▸ REQUIREMENTS:
Copy everything in the data below exactly except the pictures.

▸ DATASET EXCERPT:
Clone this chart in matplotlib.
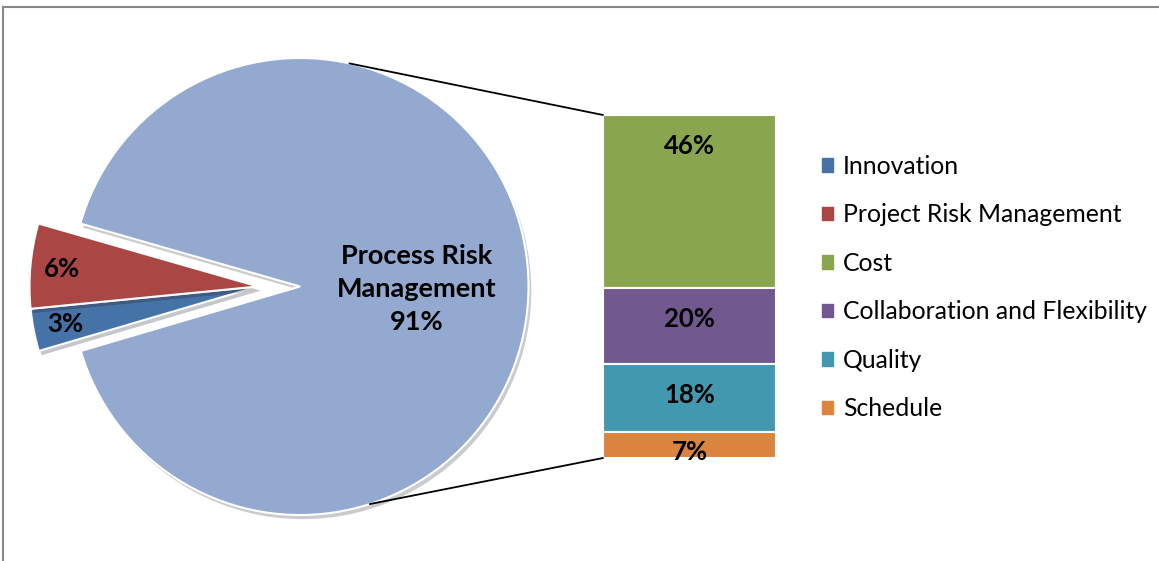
import matplotlib
matplotlib.use("Agg")
import matplotlib.pyplot as plt
import matplotlib.patheffects as pe
from matplotlib.patches import Patch, ConnectionPatch
from matplotlib.lines import Line2D
import numpy as np

# pie data
pie_labels = ["Innovation", "Project Risk Management", "Process Risk Management"]
pie_values = [3, 6, 91]
pie_colors = ["#4572A7", "#AA4643", "#93A9CF"]

# breakdown of process risk management
bar_labels = ["Cost", "Collaboration and Flexibility", "Quality", "Schedule"]
bar_values = [46, 20, 18, 7]
bar_colors = ["#89A54E", "#71588F", "#4198AF", "#DB843D"]

W, H = 1159, 561
plt.rcParams['font.family'] = ['Lato', 'DejaVu Sans']
fig = plt.figure(figsize=(W / 100, H / 100), dpi=100)

ax = fig.add_axes([0, 0, 1, 1])
cx, cy, r = 300, 274.5, 228.5
shadow = [pe.SimplePatchShadow(offset=(2, -3), alpha=0.25), pe.Normal()]

wedges, texts, autotexts = ax.pie(
    pie_values, colors=pie_colors,
    startangle=196.4, counterclock=False, center=(cx, cy), radius=r,
    autopct='%.0f%%', pctdistance=0.86,
    wedgeprops=dict(edgecolor='white', linewidth=1.5),
    textprops=dict(fontsize=18.5, fontweight='bold', color='black'))
# pull the two small slices out together, to the left
shift = 42
for i in [0, 1]:
    wx, wy = wedges[i].center
    wedges[i].set_center((wx - shift, wy))
    tx, ty = autotexts[i].get_position()
    autotexts[i].set_position((tx - shift, ty))
for w in wedges:
    w.set_path_effects(shadow)
autotexts[2].set_text("Process Risk\nManagement\n91%")
autotexts[2].set_position((cx + 0.51 * r, cy - 2))
autotexts[2].set_fontsize(19.5)
autotexts[2].set_linespacing(1.45)
ax.set_xlim(0, W)
ax.set_ylim(0, H)
ax.set_aspect('equal')
ax.axis('off')

# stacked bar
bx = fig.add_axes([603 / W, (H - 458) / H, (776 - 603) / W, 343 / H])
bottom = sum(bar_values)
label_frac = [0.82, 0.6, 0.54, 0.23]
for lab, v, c, f in zip(bar_labels, bar_values, bar_colors, label_frac):
    bottom -= v
    b = bx.bar(0, v, bottom=bottom, width=1, color=c, edgecolor='white', linewidth=1.5)
    b[0].set_path_effects(shadow)
    bx.text(0, bottom + f * v, f"{v}%", ha='center', va='center',
            fontsize=18.5, fontweight='bold')
bx.set_xlim(-0.5, 0.5)
bx.set_ylim(0, sum(bar_values))
bx.axis('off')

# connector lines
for ang, yv in [(77.5, sum(bar_values)), (-72.2, 0)]:
    px = cx + r * np.cos(np.radians(ang))
    py = cy + r * np.sin(np.radians(ang))
    con = ConnectionPatch(xyA=(px, py), coordsA=ax.transData,
                          xyB=(-0.5, yv), coordsB=bx.transData,
                          color='black', linewidth=1.3)
    fig.add_artist(con)

# legend
handles = [Patch(color=pie_colors[i], label=pie_labels[i]) for i in [0, 1]]
handles += [Patch(color=c, label=l) for c, l in zip(bar_colors, bar_labels)]
fig.legend(handles=handles, loc='upper left', bbox_to_anchor=(812 / W, 1 - 145 / H),
           frameon=False, fontsize=17.8, handlelength=0.45, handleheight=0.45,
           handletextpad=0.4, labelspacing=1.03, borderaxespad=0)

# outer border (top and left)
fig.add_artist(Line2D([3 / W, 3 / W], [0, 1 - 7 / H], transform=fig.transFigure,
                      color='#888888', linewidth=1.5))
fig.add_artist(Line2D([3 / W, 1], [1 - 7 / H, 1 - 7 / H], transform=fig.transFigure,
                      color='#888888', linewidth=1.5))

fig.savefig("out.png", dpi=100)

▸ RESULT OF THIS EXERCISE:
Clone this chart in matplotlib.
import matplotlib
matplotlib.use("Agg")
import matplotlib.pyplot as plt
import matplotlib.patheffects as pe
from matplotlib.patches import Patch, ConnectionPatch
from matplotlib.lines import Line2D
import numpy as np

# pie data
pie_labels = ["Innovation", "Project Risk Management", "Process Risk Management"]
pie_values = [3, 6, 91]
pie_colors = ["#4572A7", "#AA4643", "#93A9CF"]

# breakdown of process risk management
bar_labels = ["Cost", "Collaboration and Flexibility", "Quality", "Schedule"]
bar_values = [46, 20, 18, 7]
bar_colors = ["#89A54E", "#71588F", "#4198AF", "#DB843D"]

W, H = 1159, 561
plt.rcParams['font.family'] = ['Lato', 'DejaVu Sans']
fig = plt.figure(figsize=(W / 100, H / 100), dpi=100)

ax = fig.add_axes([0, 0, 1, 1])
cx, cy, r = 300, 274.5, 228.5
shadow = [pe.SimplePatchShadow(offset=(2, -3), alpha=0.25), pe.Normal()]

wedges, texts, autotexts = ax.pie(
    pie_values, colors=pie_colors,
    startangle=196.4, counterclock=False, center=(cx, cy), radius=r,
    autopct='%.0f%%', pctdistance=0.86,
    wedgeprops=dict(edgecolor='white', linewidth=1.5),
    textprops=dict(fontsize=18.5, fontweight='bold', color='black'))
# pull the two small slices out together, to the left
shift = 42
for i in [0, 1]:
    wx, wy = wedges[i].center
    wedges[i].set_center((wx - shift, wy))
    tx, ty = autotexts[i].get_position()
    autotexts[i].set_position((tx - shift, ty))
for w in wedges:
    w.set_path_effects(shadow)
autotexts[2].set_text("Process Risk\nManagement\n91%")
autotexts[2].set_position((cx + 0.51 * r, cy - 2))
autotexts[2].set_fontsize(19.5)
autotexts[2].set_linespacing(1.45)
ax.set_xlim(0, W)
ax.set_ylim(0, H)
ax.set_aspect('equal')
ax.axis('off')

# stacked bar
bx = fig.add_axes([603 / W, (H - 458) / H, (776 - 603) / W, 343 / H])
bottom = sum(bar_values)
label_frac = [0.82, 0.6, 0.54, 0.23]
for lab, v, c, f in zip(bar_labels, bar_values, bar_colors, label_frac):
    bottom -= v
    b = bx.bar(0, v, bottom=bottom, width=1, color=c, edgecolor='white', linewidth=1.5)
    b[0].set_path_effects(shadow)
    bx.text(0, bottom + f * v, f"{v}%", ha='center', va='center',
            fontsize=18.5, fontweight='bold')
bx.set_xlim(-0.5, 0.5)
bx.set_ylim(0, sum(bar_values))
bx.axis('off')

# connector lines
for ang, yv in [(77.5, sum(bar_values)), (-72.2, 0)]:
    px = cx + r * np.cos(np.radians(ang))
    py = cy + r * np.sin(np.radians(ang))
    con = ConnectionPatch(xyA=(px, py), coordsA=ax.transData,
                          xyB=(-0.5, yv), coordsB=bx.transData,
                          color='black', linewidth=1.3)
    fig.add_artist(con)

# legend
handles = [Patch(color=pie_colors[i], label=pie_labels[i]) for i in [0, 1]]
handles += [Patch(color=c, label=l) for c, l in zip(bar_colors, bar_labels)]
fig.legend(handles=handles, loc='upper left', bbox_to_anchor=(812 / W, 1 - 145 / H),
           frameon=False, fontsize=17.8, handlelength=0.45, handleheight=0.45,
           handletextpad=0.4, labelspacing=1.03, borderaxespad=0)

# outer border (top and left)
fig.add_artist(Line2D([3 / W, 3 / W], [0, 1 - 7 / H], transform=fig.transFigure,
                      color='#888888', linewidth=1.5))
fig.add_artist(Line2D([3 / W, 1], [1 - 7 / H, 1 - 7 / H], transform=fig.transFigure,
                      color='#888888', linewidth=1.5))

fig.savefig("out.png", dpi=100)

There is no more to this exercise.